We say a family $R$ of subsets of a topological space $X$ is a cover if $\bigcup\{ A: A \in R\} = X$. We say a cover is fundamental if $U \subseteq X$ is open $\iff U \cap A$ is open in $A$ with the subspace topology $ \ \forall A \in R$.

The exercise stated the following: if $R$ is a cover such that $\bigcup\{ Int(A): A \in R\} = X$, then prove that $R$ is fundamental.

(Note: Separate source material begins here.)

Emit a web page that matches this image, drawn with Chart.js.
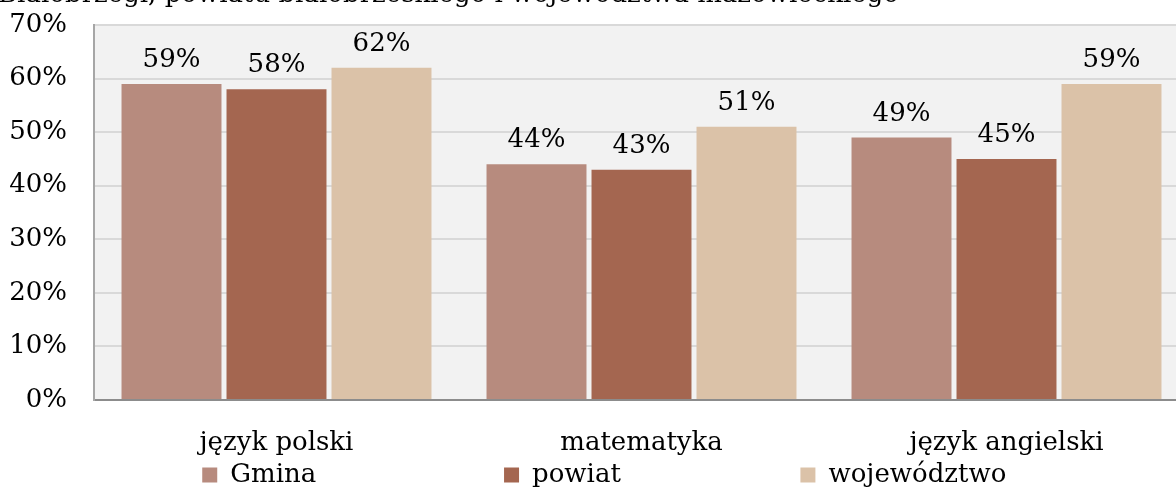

I thought i had something before realizing that i didn't really use hypothesis, so here's my proof that all covers are fundamental:

What we really want to prove is the $\Leftarrow$, since the $\Rightarrow$ follows from the definition of subspace topology. So, let $U \subseteq X: U \cap A_i$ is open in $A_i \forall A_i \in R$. By definition, $U\cap A_i$ is open $\iff \exists$ an open $ V_i \subseteq X: V_i \cap A_i = U \cap A_i$. Since $R$ is a cover, $X = \bigcup_i\{ A_i: A_i \in R\} \implies U = X \cap U = \bigcup_i\{ A_i: A_i \in R\} \cap U = \bigcup_i\{ A_i \cap U: A_i \in R\} = \bigcup_i\{ V_i \cap A_i: A_i \in R\} = (\bigcup_i\{V_i\}) \cap (\bigcup_i\{ A_i: A_i \in R\}) = (\bigcup_i\{V_i\}) \cap X = (\bigcup_i\{V_i\})$ which is open since it's the union of open sets, therefore $U$ is open and $R$ is a fundamental cover.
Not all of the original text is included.